What has changed is the depth of knowledge, information and understanding we now have about virtually all the components of the Earth system, and the tools we can use to study them. Our ability to handle vast quantities of information ('big data') - the products of remote sensing, autonomous marine vehicles or biodiversity surveys - is mind-boggling and was unthinkable even 13 years ago when Planet Earth was first published.

Earth observation systems themselves and rapid gene-sequencing allow us to do ever more amazing things; so does tapping into the power of citizen science (itself made possible by huge increases in computer power and social networks). It is the changes in how NERC does its science, even in the short time since I was chief executive, that stand out for me.

And yet, and yet.

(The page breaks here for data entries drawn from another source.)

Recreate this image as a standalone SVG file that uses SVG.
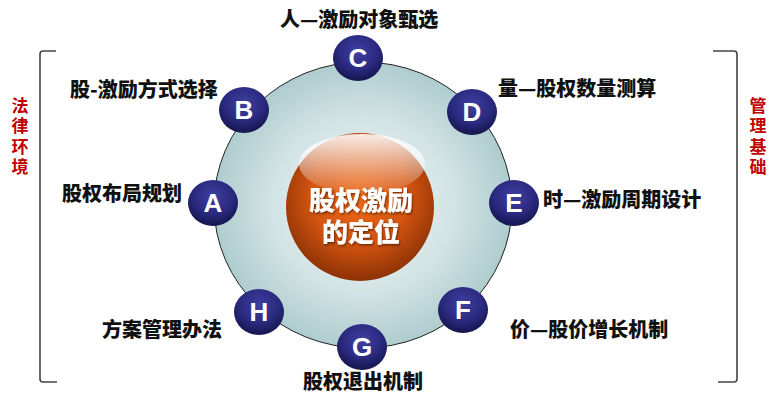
<svg xmlns="http://www.w3.org/2000/svg" width="777" height="400" viewBox="0 0 777 400">
<style>
.lbl{font-family:"Noto Sans CJK SC","Noto Sans",sans-serif;font-weight:900;font-size:20px;fill:#111}
.side{font-family:"Noto Sans CJK SC","Noto Sans",sans-serif;font-weight:700;font-size:17px;fill:#c00000;writing-mode:vertical-rl;letter-spacing:3.5px}
.let{font-family:"Liberation Sans",Arial,sans-serif;font-weight:700;font-size:26px;fill:#fff;text-anchor:middle}
.ball{fill:url(#gBall)}
.ctr{font-family:"Noto Sans CJK SC","Noto Sans",sans-serif;font-weight:900;font-size:26px;fill:#fff;text-anchor:middle}
.br{fill:none;stroke:#444;stroke-width:1.6}
</style>
<defs>
<radialGradient id="gBig" cx="50%" cy="50%" r="50%">
<stop offset="0" stop-color="#eef4f4"/>
<stop offset="0.6" stop-color="#d3e4e5"/>
<stop offset="1" stop-color="#aecccf"/>
</radialGradient>
<radialGradient id="gBall" cx="50%" cy="35%" r="65%">
<stop offset="0" stop-color="#3f3fa0"/>
<stop offset="0.6" stop-color="#2a2a80"/>
<stop offset="1" stop-color="#15154d"/>
</radialGradient>
<radialGradient id="gOr" cx="50%" cy="42%" r="60%">
<stop offset="0" stop-color="#f06a18"/>
<stop offset="0.55" stop-color="#d45410"/>
<stop offset="1" stop-color="#873005"/>
</radialGradient>
<linearGradient id="gGloss" x1="0" y1="0" x2="0" y2="1">
<stop offset="0" stop-color="#fff" stop-opacity="0.9"/>
<stop offset="1" stop-color="#fff" stop-opacity="0.05"/>
</linearGradient>
<filter id="sh" x="-10%" y="-10%" width="130%" height="130%">
<feDropShadow dx="1" dy="1.5" stdDeviation="0.8" flood-color="#000" flood-opacity="0.5"/>
</filter>
</defs>
<rect width="777" height="400" fill="#fff"/>
<g id="connectors">
<path class="br" d="M56 51 H43 Q40 51 40 54 V379 Q40 382 43 382 H57"/>
<path class="br" d="M713 51 H734 Q737 51 737 54 V379 Q737 382 734 382 H718"/>
</g>
<g id="legal">
<text class="side" x="20" y="97">法律环境</text>
</g>
<g id="mgmt">
<text class="side" x="758" y="97">管理基础</text>
</g>
<g id="ring">
<ellipse cx="363" cy="205" rx="149" ry="143" fill="url(#gBig)" stroke="#222" stroke-width="1"/>
</g>
<g id="center">
<circle cx="360" cy="207" r="74" fill="url(#gOr)"/>
<ellipse cx="362" cy="164" rx="63" ry="30" fill="url(#gGloss)"/>
<text class="ctr" filter="url(#sh)"><tspan x="361" y="210">股权激励</tspan><tspan x="361" y="242">的定位</tspan></text>
</g>
<g id="nodeC"><ellipse class="ball" cx="358" cy="58" rx="25" ry="23"/><text class="let" x="358" y="67">C</text><text class="lbl" x="280" y="27">人—激励对象甄选</text></g>
<g id="nodeB"><ellipse class="ball" cx="244" cy="110" rx="25" ry="23"/><text class="let" x="244" y="119">B</text><text class="lbl" x="70" y="97">股-激励方式选择</text></g>
<g id="nodeD"><ellipse class="ball" cx="472" cy="112" rx="25" ry="23"/><text class="let" x="472" y="121">D</text><text class="lbl" x="498" y="96">量—股权数量测算</text></g>
<g id="nodeA"><ellipse class="ball" cx="213" cy="203" rx="25" ry="23"/><text class="let" x="213" y="212">A</text><text class="lbl" x="62" y="201">股权布局规划</text></g>
<g id="nodeE"><ellipse class="ball" cx="514" cy="203" rx="25" ry="23"/><text class="let" x="514" y="212">E</text><text class="lbl" x="543" y="207">时—激励周期设计</text></g>
<g id="nodeH"><ellipse class="ball" cx="259" cy="312" rx="25" ry="23"/><text class="let" x="259" y="321">H</text><text class="lbl" x="102" y="337">方案管理办法</text></g>
<g id="nodeF"><ellipse class="ball" cx="463" cy="310" rx="25" ry="23"/><text class="let" x="463" y="319">F</text><text class="lbl" x="510" y="337">价—股价增长机制</text></g>
<g id="nodeG"><ellipse class="ball" cx="362" cy="347" rx="25" ry="23"/><text class="let" x="362" y="356">G</text><text class="lbl" x="303" y="389">股权退出机制</text></g>
</svg>
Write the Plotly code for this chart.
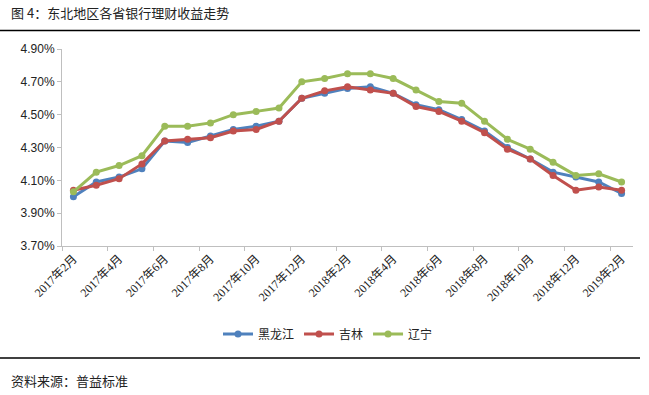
import plotly.graph_objects as go

months = ["2017年2月", "2017年3月", "2017年4月", "2017年5月", "2017年6月", "2017年7月",
          "2017年8月", "2017年9月", "2017年10月", "2017年11月", "2017年12月", "2018年1月",
          "2018年2月", "2018年3月", "2018年4月", "2018年5月", "2018年6月", "2018年7月",
          "2018年8月", "2018年9月", "2018年10月", "2018年11月", "2018年12月", "2019年1月",
          "2019年2月"]

heilongjiang = [4.00, 4.09, 4.12, 4.17, 4.34, 4.33, 4.37, 4.41, 4.43, 4.46, 4.60, 4.63,
                4.66, 4.67, 4.63, 4.56, 4.53, 4.47, 4.40, 4.30, 4.23, 4.15, 4.12, 4.09, 4.02]
jilin = [4.04, 4.07, 4.11, 4.20, 4.34, 4.35, 4.36, 4.40, 4.41, 4.46, 4.60, 4.645,
         4.67, 4.65, 4.63, 4.55, 4.52, 4.46, 4.39, 4.29, 4.23, 4.13, 4.04, 4.06, 4.04]
liaoning = [4.03, 4.15, 4.19, 4.25, 4.43, 4.43, 4.45, 4.50, 4.52, 4.54, 4.70, 4.72,
            4.75, 4.75, 4.72, 4.65, 4.58, 4.57, 4.46, 4.35, 4.29, 4.21, 4.13, 4.14, 4.09]

series_names = ["黑龙江", "吉林", "辽宁"]
colors = ["#4F81BD", "#C0504D", "#9BBB59"]
y_ticks = [3.70, 3.90, 4.10, 4.30, 4.50, 4.70, 4.90]

W, H = 649, 395
ML, MR, MT, MB = 62, 16, 49, 149
PW = W - ML - MR
PH = H - MT - MB

def px_x(p):
    return (p - ML) / PW

def px_y(p):
    return (H - MB - p) / PH

n = len(months)
xs = list(range(n))

fig = go.Figure()
for name, vals, col in zip(series_names, [heilongjiang, jilin, liaoning], colors):
    fig.add_trace(go.Scatter(
        x=xs, y=vals, name=name, mode="lines+markers",
        line=dict(color=col, width=3),
        marker=dict(color=col, size=7),
    ))

cjk = "Noto Sans CJK SC"
fig.update_layout(
    width=W, height=H,
    margin=dict(l=ML, r=MR, t=MT, b=MB, pad=0),
    paper_bgcolor="white", plot_bgcolor="white",
    showlegend=True,
    legend=dict(orientation="h", x=px_x(328), xanchor="center",
                y=px_y(334), yanchor="middle",
                font=dict(family=cjk, size=12, color="#222222"),
                itemwidth=30, tracegroupgap=0),
    xaxis=dict(
        range=[-0.5, n - 0.5],
        tickmode="array", tickvals=xs[::2], ticktext=months[::2],
        tickangle=-45, ticks="", showgrid=False, zeroline=False,
        showline=True, linecolor="#BFBFBF", linewidth=1,
        tickfont=dict(family="Liberation Serif, " + cjk, size=12, color="#222222"),
        minor=dict(tickmode="array", tickvals=[i - 0.5 for i in xs[::2]],
                   ticks="outside", ticklen=4, tickcolor="#BFBFBF", tickwidth=1,
                   showgrid=False),
    ),
    yaxis=dict(
        range=[3.70, 4.90],
        tickmode="array", tickvals=y_ticks,
        ticktext=["%.2f%%" % v for v in y_ticks],
        ticks="outside", ticklen=4, tickcolor="#BFBFBF",
        showgrid=False, zeroline=False,
        showline=True, linecolor="#BFBFBF", linewidth=1,
        tickfont=dict(family="Liberation Sans", size=12, color="#222222"),
    ),
    shapes=[
        dict(type="line", xref="paper", yref="paper",
             x0=px_x(0), x1=px_x(640), y0=px_y(30.5), y1=px_y(30.5),
             line=dict(color="black", width=1.5)),
        dict(type="line", xref="paper", yref="paper",
             x0=px_x(0), x1=px_x(640), y0=px_y(358), y1=px_y(358),
             line=dict(color="black", width=1.5)),
    ],
    annotations=[
        dict(text="图 4：东北地区各省银行理财收益走势", xref="paper", yref="paper",
             x=px_x(9), y=px_y(13), xanchor="left", yanchor="middle",
             showarrow=False, font=dict(family=cjk, size=13, color="#222222")),
        dict(text="资料来源：普益标准", xref="paper", yref="paper",
             x=px_x(9), y=px_y(380), xanchor="left", yanchor="middle",
             showarrow=False, font=dict(family=cjk, size=13, color="#222222")),
    ],
)

fig.write_html("out.html", config={"displayModeBar": False},
               post_script="document.body.style.margin='0';")
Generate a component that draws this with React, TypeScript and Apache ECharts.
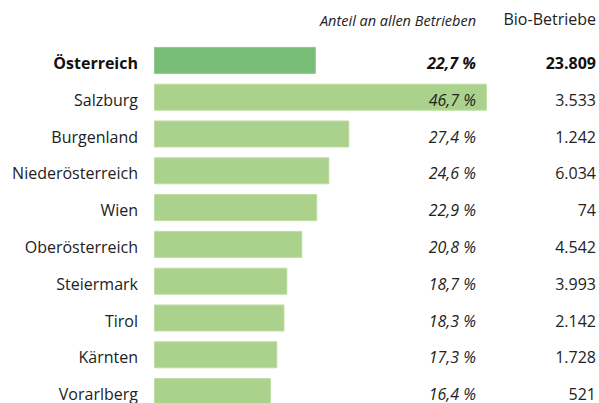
import React, { useEffect, useRef } from "react";
import * as echarts from "echarts";

const regions = [
  "Österreich",
  "Salzburg",
  "Burgenland",
  "Niederösterreich",
  "Wien",
  "Oberösterreich",
  "Steiermark",
  "Tirol",
  "Kärnten",
  "Vorarlberg",
];
const shareOfAllFarms = [22.7, 46.7, 27.4, 24.6, 22.9, 20.8, 18.7, 18.3, 17.3, 16.4];
const organicFarms = [23809, 3533, 1242, 6034, 74, 4542, 3993, 2142, 1728, 521];
const headerShare = "Anteil an allen Betrieben";
const headerFarms = "Bio-Betriebe";

const FONT = "Open Sans";
const fmtPct = (v: number) => v.toFixed(1).replace(".", ",") + " %";
const fmtInt = (v: number) => String(v).replace(/\B(?=(\d{3})+(?!\d))/g, ".");

export default function App() {
  const ref = useRef<HTMLDivElement>(null);
  useEffect(() => {
    if (!ref.current) return;
    const chart = echarts.init(ref.current, undefined, { renderer: "svg" });
    const labelRich = (size: number, italic: boolean) => ({
      n: { fontFamily: FONT, fontSize: size, color: "#222", fontStyle: italic ? "italic" : "normal", padding: [5, 0, 0, 0] },
      b: { fontFamily: FONT, fontSize: size, color: "#111", fontWeight: "bold", fontStyle: italic ? "italic" : "normal", padding: [5, 0, 0, 0] },
    });
    chart.setOption({
      animation: false,
      grid: { left: 154, right: 3, top: 42, height: 368, containLabel: false },
      xAxis: {
        type: "value",
        min: 0,
        max: 62,
        show: false,
      },
      yAxis: [
        {
          type: "category",
          data: regions,
          inverse: true,
          position: "left",
          z: 10,
          axisLine: { show: false },
          axisTick: { show: false },
          axisLabel: {
            margin: 16,
            formatter: (v: string, i: number) => (i === 0 ? `{b|${v}}` : `{n|${v}}`),
            rich: labelRich(16, false),
          },
        },
        {
          type: "category",
          data: shareOfAllFarms.map(fmtPct),
          inverse: true,
          position: "right",
          offset: -120,
          z: 10,
          axisLine: { show: false },
          axisTick: { show: false },
          axisLabel: {
            margin: 0,
            align: "right",
            formatter: (v: string, i: number) => (i === 0 ? `{b|${v}}` : `{n|${v}}`),
            rich: labelRich(16, true),
          },
        },
        {
          type: "category",
          data: organicFarms.map(fmtInt),
          inverse: true,
          position: "right",
          offset: 0,
          z: 10,
          axisLine: { show: false },
          axisTick: { show: false },
          axisLabel: {
            margin: 0,
            align: "right",
            formatter: (v: string, i: number) => (i === 0 ? `{b|${v}}` : `{n|${v}}`),
            rich: labelRich(16, false),
          },
        },
      ],
      series: [
        {
          type: "bar",
          yAxisIndex: 0,
          barWidth: 27,
          z: 2,
          data: shareOfAllFarms.map((v, i) => ({
            value: v,
            itemStyle: {
              color: i === 0 ? "#78BE78" : "#ABD28D",
              borderColor: i === 0 ? "#8CCB8A" : "#BDDDA3",
              borderWidth: 1,
            },
          })),
        },
      ],
      graphic: [
        {
          type: "text",
          right: 123,
          top: 13,
          style: { text: headerShare, fontFamily: FONT, fontSize: 14.5, fontStyle: "italic", fill: "#222" },
        },
        {
          type: "text",
          right: 3,
          top: 11,
          style: { text: headerFarms, fontFamily: FONT, fontSize: 16, fill: "#222" },
        },
      ],
    });
    return () => chart.dispose();
  }, []);
  return (
    <div
      ref={ref}
      style={{ position: "fixed", left: 0, top: 0, width: 599, height: 420, background: "#fff" }}
    />
  );
}
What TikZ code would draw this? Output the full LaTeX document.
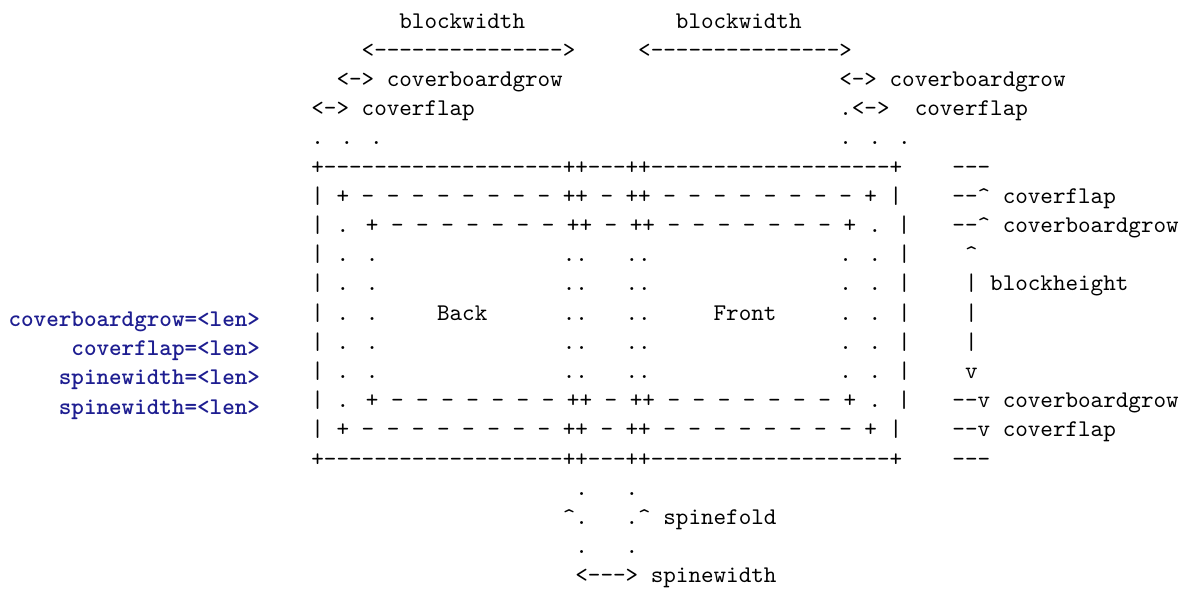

Despite all the evidence generated by environmental scientists all over the world about what a wonderful, fragile and precious place planet Earth is, human beings seem hell-bent on wrecking it at an ever-increasing rate.

Climate change continues apace; biodiversity loss is getting worse, not better; pollution of the oceans is increasing alarmingly; large parts of the planet look like running out of fresh water; many soils are degrading. The catalogue seems as endless as it is depressing. There are glimmers of hope, and we mustn't throw in the towel. It simply means that NERC's role in finding sustainable solutions to our planetary woes becomes ever-more important.

Read all about it in Planet Earth, and happy 50th birthday NERC.